◆ THE TASK
Reproduce exactly the section that begins at the line containing "Give me the matplotlib source for this chart." and ends at the line containing "1.10, 1.07, 1.04]", both lines included; omit all other lines.

[Stored records]
[START]

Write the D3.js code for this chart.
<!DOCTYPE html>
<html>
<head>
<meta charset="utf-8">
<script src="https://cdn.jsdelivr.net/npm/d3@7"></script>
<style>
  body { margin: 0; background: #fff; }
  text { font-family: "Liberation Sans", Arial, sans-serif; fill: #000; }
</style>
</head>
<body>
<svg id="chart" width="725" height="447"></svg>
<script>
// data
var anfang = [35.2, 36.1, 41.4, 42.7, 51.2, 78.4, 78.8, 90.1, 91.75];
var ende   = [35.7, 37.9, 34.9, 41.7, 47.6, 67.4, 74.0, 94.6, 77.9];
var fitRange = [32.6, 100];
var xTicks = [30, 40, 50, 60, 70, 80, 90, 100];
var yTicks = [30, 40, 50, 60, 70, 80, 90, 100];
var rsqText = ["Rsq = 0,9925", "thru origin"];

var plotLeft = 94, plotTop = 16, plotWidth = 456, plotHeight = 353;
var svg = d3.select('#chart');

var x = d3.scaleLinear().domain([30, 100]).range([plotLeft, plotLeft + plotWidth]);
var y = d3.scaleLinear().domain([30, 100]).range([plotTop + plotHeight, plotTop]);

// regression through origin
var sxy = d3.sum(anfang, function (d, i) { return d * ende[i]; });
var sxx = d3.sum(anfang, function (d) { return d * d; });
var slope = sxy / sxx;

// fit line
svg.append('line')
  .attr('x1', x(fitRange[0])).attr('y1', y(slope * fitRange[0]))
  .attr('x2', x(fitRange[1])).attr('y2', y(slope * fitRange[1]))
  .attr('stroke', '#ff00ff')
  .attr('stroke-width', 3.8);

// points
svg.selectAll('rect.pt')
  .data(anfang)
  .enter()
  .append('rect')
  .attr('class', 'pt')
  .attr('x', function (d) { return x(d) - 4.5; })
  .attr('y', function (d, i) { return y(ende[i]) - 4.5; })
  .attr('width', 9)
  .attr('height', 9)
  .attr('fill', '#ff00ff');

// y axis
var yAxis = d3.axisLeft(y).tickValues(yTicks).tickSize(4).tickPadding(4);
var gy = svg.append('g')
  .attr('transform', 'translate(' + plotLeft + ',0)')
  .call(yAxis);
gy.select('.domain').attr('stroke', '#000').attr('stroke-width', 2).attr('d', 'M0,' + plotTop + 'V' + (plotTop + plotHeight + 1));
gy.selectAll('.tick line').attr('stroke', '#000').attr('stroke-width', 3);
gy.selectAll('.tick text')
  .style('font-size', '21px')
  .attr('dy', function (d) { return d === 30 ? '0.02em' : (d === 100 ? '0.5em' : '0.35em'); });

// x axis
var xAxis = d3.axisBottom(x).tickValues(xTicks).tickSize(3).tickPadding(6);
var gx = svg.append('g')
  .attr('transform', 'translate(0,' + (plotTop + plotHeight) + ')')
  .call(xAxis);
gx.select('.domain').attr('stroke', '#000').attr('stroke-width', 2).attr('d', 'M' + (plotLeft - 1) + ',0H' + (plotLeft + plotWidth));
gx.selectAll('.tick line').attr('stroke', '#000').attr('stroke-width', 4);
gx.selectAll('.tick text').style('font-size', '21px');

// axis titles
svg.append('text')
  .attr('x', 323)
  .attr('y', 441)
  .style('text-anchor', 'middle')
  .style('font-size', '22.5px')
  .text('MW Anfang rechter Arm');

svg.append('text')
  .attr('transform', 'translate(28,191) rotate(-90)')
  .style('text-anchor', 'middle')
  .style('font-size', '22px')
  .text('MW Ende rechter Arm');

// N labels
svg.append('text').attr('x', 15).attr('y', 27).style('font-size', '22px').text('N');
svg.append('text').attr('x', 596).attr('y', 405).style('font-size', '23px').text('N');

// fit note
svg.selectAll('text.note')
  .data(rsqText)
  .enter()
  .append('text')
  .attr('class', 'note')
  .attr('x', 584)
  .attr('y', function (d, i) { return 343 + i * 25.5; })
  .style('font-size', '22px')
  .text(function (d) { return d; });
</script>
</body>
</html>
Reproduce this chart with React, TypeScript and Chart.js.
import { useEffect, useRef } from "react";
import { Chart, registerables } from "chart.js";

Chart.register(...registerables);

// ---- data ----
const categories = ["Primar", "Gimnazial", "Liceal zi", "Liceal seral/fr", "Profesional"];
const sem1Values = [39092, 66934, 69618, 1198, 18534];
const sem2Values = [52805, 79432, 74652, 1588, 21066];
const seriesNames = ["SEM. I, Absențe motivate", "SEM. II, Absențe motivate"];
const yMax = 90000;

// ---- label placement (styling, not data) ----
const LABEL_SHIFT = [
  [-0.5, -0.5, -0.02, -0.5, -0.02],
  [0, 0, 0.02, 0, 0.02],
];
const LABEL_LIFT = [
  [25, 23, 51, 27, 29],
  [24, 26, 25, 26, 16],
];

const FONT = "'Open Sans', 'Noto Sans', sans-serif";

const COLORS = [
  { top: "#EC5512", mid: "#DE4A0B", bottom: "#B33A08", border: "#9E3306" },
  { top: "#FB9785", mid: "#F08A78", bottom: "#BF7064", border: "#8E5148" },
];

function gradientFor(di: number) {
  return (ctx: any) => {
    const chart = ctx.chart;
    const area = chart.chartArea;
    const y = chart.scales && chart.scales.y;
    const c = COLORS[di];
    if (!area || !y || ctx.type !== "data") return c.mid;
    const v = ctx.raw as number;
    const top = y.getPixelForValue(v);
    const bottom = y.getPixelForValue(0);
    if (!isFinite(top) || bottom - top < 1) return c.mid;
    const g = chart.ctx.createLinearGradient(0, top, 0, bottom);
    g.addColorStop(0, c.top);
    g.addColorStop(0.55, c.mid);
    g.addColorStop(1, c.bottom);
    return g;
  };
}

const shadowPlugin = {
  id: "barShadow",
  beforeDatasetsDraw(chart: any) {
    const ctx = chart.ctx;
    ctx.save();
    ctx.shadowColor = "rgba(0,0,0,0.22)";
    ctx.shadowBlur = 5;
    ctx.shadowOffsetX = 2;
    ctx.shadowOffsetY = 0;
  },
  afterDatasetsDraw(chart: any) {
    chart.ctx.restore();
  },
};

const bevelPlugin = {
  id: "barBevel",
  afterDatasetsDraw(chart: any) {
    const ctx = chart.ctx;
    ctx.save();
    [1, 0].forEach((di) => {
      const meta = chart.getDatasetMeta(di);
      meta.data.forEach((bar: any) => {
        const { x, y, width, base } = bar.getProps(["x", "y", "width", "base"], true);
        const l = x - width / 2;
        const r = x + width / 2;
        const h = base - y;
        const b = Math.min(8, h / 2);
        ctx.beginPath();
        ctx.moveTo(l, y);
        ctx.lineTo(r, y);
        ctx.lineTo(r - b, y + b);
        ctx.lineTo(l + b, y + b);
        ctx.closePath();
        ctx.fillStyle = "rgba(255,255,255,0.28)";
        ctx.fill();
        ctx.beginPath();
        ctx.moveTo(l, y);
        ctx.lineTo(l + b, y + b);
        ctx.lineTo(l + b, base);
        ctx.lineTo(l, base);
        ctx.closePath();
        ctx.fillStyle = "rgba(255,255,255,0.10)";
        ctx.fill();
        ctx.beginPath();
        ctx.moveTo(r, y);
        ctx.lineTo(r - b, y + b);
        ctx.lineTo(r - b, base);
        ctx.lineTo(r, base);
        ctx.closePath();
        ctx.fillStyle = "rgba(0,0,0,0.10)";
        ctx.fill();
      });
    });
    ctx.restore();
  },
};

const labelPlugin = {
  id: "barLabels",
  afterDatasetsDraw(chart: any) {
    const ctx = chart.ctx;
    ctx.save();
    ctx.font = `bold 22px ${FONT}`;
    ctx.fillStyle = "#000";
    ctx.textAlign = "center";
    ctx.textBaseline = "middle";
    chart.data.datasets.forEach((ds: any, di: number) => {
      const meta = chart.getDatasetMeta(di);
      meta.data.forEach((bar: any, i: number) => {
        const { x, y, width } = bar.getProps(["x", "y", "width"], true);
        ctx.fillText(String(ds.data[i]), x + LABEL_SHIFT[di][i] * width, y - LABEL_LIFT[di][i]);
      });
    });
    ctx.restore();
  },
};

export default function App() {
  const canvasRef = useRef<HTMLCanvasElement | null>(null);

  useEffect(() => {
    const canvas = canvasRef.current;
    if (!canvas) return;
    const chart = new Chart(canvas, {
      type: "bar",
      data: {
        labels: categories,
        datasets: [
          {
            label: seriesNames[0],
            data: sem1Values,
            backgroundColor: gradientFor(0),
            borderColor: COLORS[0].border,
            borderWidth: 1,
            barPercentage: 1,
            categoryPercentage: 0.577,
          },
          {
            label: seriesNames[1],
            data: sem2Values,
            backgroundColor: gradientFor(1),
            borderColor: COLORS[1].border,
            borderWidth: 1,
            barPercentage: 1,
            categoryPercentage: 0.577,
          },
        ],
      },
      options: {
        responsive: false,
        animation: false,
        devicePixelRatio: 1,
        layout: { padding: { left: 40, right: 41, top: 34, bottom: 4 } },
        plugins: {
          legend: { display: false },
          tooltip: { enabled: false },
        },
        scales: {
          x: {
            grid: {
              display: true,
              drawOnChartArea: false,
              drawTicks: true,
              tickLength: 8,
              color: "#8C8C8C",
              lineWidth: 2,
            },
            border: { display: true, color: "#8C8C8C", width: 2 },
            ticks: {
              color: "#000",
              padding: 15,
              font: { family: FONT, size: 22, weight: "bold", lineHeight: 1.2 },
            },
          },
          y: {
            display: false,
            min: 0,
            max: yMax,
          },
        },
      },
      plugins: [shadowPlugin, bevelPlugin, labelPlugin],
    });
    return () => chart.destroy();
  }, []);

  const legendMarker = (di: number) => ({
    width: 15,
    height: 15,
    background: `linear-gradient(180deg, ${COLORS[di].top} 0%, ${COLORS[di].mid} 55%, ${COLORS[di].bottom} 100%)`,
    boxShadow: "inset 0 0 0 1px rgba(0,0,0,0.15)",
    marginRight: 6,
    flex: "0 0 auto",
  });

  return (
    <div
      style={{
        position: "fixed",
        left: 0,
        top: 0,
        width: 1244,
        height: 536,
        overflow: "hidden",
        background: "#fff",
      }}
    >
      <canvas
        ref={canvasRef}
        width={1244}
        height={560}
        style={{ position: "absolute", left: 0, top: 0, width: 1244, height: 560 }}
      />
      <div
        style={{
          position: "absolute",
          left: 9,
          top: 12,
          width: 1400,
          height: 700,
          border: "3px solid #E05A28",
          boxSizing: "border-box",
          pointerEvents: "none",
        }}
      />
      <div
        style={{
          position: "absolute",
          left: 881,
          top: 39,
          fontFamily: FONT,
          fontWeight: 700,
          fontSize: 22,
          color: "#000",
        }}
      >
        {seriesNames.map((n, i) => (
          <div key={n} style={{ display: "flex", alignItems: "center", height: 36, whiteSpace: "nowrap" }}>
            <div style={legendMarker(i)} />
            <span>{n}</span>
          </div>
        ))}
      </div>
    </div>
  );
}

[END]
[START]

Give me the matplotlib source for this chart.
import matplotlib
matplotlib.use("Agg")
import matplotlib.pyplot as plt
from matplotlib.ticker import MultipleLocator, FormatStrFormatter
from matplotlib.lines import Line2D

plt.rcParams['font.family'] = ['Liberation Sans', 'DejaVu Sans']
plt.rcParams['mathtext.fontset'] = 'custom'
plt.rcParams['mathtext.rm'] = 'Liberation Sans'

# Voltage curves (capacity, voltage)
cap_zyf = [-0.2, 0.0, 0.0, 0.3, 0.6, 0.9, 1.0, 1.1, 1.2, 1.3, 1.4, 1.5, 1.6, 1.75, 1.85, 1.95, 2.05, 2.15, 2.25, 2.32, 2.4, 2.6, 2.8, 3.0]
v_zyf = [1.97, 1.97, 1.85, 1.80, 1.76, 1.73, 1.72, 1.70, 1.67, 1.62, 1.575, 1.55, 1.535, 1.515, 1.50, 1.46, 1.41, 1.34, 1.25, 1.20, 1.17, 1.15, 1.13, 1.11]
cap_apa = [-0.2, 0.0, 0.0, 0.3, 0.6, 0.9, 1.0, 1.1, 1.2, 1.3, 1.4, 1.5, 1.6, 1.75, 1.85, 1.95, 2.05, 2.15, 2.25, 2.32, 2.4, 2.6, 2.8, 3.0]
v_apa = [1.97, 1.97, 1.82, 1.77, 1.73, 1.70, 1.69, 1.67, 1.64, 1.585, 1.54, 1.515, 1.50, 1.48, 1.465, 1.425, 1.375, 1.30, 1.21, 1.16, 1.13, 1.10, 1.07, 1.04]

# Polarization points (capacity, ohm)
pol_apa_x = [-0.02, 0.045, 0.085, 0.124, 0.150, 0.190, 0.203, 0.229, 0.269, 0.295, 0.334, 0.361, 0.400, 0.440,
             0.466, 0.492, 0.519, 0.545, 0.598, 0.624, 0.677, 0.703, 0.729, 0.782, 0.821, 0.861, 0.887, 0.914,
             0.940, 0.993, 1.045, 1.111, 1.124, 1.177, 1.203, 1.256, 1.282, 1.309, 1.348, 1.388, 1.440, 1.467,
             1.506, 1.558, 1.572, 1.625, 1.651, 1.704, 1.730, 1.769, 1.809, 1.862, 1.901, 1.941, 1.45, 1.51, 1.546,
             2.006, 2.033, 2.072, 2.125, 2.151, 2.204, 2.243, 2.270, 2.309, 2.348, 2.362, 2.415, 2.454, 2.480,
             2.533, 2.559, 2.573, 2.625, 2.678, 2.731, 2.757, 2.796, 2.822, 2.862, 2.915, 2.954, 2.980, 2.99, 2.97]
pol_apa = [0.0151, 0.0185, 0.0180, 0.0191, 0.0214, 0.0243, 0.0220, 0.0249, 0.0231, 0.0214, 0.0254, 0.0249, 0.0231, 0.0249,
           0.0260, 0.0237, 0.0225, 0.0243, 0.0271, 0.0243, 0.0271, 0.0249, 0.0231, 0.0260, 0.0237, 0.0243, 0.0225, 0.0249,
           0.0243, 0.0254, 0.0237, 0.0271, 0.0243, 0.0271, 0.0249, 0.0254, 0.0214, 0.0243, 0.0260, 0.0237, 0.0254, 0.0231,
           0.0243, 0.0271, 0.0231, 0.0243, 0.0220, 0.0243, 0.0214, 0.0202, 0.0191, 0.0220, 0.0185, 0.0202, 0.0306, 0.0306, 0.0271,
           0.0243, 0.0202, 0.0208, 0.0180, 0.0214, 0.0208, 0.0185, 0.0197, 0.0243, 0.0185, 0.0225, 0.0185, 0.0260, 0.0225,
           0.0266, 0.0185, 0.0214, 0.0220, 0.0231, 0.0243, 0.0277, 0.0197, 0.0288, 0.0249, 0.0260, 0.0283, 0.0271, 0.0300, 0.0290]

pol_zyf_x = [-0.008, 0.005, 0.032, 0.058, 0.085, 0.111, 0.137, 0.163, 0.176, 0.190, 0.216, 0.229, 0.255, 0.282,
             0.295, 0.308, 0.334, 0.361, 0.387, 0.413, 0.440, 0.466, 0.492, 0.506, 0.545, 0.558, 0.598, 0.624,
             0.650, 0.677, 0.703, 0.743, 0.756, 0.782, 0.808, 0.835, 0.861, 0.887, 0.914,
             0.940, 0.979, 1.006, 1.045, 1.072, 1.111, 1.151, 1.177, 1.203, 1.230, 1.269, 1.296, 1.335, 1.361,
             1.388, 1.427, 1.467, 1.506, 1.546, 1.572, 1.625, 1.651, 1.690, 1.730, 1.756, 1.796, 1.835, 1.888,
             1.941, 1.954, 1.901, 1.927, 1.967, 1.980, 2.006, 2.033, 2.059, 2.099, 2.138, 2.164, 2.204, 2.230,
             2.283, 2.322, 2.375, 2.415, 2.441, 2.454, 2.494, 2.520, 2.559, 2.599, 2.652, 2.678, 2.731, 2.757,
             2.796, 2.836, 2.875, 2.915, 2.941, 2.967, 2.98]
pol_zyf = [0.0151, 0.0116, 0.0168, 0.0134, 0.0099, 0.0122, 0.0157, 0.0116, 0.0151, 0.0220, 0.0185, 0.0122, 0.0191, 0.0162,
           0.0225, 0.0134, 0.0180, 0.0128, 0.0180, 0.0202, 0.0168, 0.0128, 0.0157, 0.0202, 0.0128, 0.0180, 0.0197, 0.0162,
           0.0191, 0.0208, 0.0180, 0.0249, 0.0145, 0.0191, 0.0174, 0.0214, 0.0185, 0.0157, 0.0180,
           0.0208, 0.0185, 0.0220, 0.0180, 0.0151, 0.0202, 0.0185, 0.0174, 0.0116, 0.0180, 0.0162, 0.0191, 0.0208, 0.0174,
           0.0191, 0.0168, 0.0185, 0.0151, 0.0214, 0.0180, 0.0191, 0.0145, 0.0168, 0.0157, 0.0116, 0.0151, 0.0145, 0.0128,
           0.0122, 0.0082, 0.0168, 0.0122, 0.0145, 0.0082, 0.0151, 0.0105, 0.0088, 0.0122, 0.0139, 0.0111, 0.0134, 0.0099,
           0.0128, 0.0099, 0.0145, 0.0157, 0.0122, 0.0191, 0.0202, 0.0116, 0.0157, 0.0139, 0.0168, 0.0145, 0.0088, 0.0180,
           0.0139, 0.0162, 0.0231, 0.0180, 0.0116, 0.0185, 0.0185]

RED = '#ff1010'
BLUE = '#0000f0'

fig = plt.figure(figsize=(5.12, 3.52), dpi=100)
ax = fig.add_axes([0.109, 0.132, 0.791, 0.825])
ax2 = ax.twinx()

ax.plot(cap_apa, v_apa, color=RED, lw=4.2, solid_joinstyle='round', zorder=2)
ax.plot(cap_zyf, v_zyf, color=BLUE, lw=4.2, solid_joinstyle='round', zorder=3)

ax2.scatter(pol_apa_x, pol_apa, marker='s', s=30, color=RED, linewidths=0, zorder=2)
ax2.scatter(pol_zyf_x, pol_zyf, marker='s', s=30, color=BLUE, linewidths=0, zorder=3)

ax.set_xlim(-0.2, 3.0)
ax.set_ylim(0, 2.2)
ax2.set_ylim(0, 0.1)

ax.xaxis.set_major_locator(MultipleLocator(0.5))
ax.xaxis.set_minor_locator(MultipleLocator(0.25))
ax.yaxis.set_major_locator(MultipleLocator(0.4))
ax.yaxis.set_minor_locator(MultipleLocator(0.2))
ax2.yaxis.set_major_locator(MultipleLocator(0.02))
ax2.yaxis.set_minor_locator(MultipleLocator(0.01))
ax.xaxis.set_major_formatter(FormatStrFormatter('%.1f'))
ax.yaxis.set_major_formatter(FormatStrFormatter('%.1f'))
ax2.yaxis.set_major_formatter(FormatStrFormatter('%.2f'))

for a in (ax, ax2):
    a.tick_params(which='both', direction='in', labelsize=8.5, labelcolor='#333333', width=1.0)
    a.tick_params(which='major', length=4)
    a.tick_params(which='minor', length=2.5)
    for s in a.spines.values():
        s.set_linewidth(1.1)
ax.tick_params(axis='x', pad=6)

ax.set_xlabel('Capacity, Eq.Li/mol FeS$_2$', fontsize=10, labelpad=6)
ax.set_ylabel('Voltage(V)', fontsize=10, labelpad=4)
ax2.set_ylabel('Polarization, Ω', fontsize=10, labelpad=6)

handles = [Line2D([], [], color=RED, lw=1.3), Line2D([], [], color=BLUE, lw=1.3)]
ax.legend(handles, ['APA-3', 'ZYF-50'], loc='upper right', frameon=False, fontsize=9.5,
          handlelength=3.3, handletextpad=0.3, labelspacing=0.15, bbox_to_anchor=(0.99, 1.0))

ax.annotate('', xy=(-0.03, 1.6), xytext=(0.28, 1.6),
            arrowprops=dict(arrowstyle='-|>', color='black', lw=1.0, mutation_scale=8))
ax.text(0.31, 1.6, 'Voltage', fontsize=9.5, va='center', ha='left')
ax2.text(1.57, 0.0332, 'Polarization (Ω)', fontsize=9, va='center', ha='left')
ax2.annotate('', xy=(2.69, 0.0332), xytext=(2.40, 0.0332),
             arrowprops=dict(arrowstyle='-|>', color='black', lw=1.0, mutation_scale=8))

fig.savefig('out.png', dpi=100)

[END]

◆ RESULT
Give me the matplotlib source for this chart.
import matplotlib
matplotlib.use("Agg")
import matplotlib.pyplot as plt
from matplotlib.ticker import MultipleLocator, FormatStrFormatter
from matplotlib.lines import Line2D

plt.rcParams['font.family'] = ['Liberation Sans', 'DejaVu Sans']
plt.rcParams['mathtext.fontset'] = 'custom'
plt.rcParams['mathtext.rm'] = 'Liberation Sans'

# Voltage curves (capacity, voltage)
cap_zyf = [-0.2, 0.0, 0.0, 0.3, 0.6, 0.9, 1.0, 1.1, 1.2, 1.3, 1.4, 1.5, 1.6, 1.75, 1.85, 1.95, 2.05, 2.15, 2.25, 2.32, 2.4, 2.6, 2.8, 3.0]
v_zyf = [1.97, 1.97, 1.85, 1.80, 1.76, 1.73, 1.72, 1.70, 1.67, 1.62, 1.575, 1.55, 1.535, 1.515, 1.50, 1.46, 1.41, 1.34, 1.25, 1.20, 1.17, 1.15, 1.13, 1.11]
cap_apa = [-0.2, 0.0, 0.0, 0.3, 0.6, 0.9, 1.0, 1.1, 1.2, 1.3, 1.4, 1.5, 1.6, 1.75, 1.85, 1.95, 2.05, 2.15, 2.25, 2.32, 2.4, 2.6, 2.8, 3.0]
v_apa = [1.97, 1.97, 1.82, 1.77, 1.73, 1.70, 1.69, 1.67, 1.64, 1.585, 1.54, 1.515, 1.50, 1.48, 1.465, 1.425, 1.375, 1.30, 1.21, 1.16, 1.13, 1.10, 1.07, 1.04]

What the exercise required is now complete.